Problem details – Quote the data exactly, first line to the line containing "const fmt = (v: number)", with no pictures.

%%

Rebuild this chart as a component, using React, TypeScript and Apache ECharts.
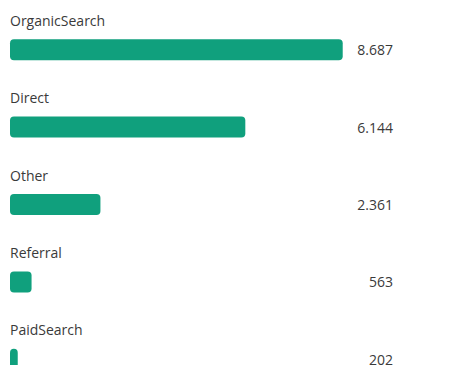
import React, { useEffect, useRef } from "react";
import * as echarts from "echarts";

const categories = ["OrganicSearch", "Direct", "Other", "Referral", "PaidSearch"];
const values = [8687, 6144, 2361, 563, 202];

const fmt = (v: number) => v.toString().replace(/\B(?=(\d{3})+(?!\d))/g, ".");

export default function App() {
  const ref = useRef<HTMLDivElement>(null);
  useEffect(() => {
    if (!ref.current) return;
    const chart = echarts.init(ref.current, undefined, { renderer: "svg" });
    const font = "'Open Sans', sans-serif";
    chart.setOption({
      animation: false,
      backgroundColor: "#ffffff",
      grid: { left: 10, top: 11, width: 383, height: 387, outerBoundsMode: "none", containLabel: false },
      xAxis: {
        type: "value",
        min: 0,
        max: 10000,
        show: false,
      },
      yAxis: [
        {
          type: "category",
          data: categories,
          inverse: true,
          position: "left",
          axisLine: { show: false },
          axisTick: { show: false },
          splitLine: { show: false },
          axisLabel: { show: false },
        },
        {
          type: "category",
          data: values.map(fmt),
          inverse: true,
          position: "right",
          axisLine: { show: false },
          axisTick: { show: false },
          splitLine: { show: false },
          axisLabel: {
            inside: true,
            margin: 0,
            color: "#3a3a3a",
            fontSize: 14,
            fontFamily: font,
            padding: [3, 0, 0, 0],
          },
        },
      ],
      series: [
        {
          type: "bar",
          data: values,
          yAxisIndex: 0,
          barWidth: 21,
          itemStyle: { color: "#10a07d", borderRadius: 4 },
          label: {
            show: true,
            position: [0, -19],
            formatter: "{b}",
            align: "left",
            verticalAlign: "middle",
            color: "#3a3a3a",
            fontSize: 14,
            fontFamily: font,
          },
        },
      ],
    });
    return () => chart.dispose();
  }, []);
  return <div ref={ref} style={{ width: 473, height: 365, position: "absolute", left: 0, top: 0 }} />;
}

%%

Written answer –
Rebuild this chart as a component, using React, TypeScript and Apache ECharts.
import React, { useEffect, useRef } from "react";
import * as echarts from "echarts";

const categories = ["OrganicSearch", "Direct", "Other", "Referral", "PaidSearch"];
const values = [8687, 6144, 2361, 563, 202];

const fmt = (v: number) => v.toString().replace(/\B(?=(\d{3})+(?!\d))/g, ".");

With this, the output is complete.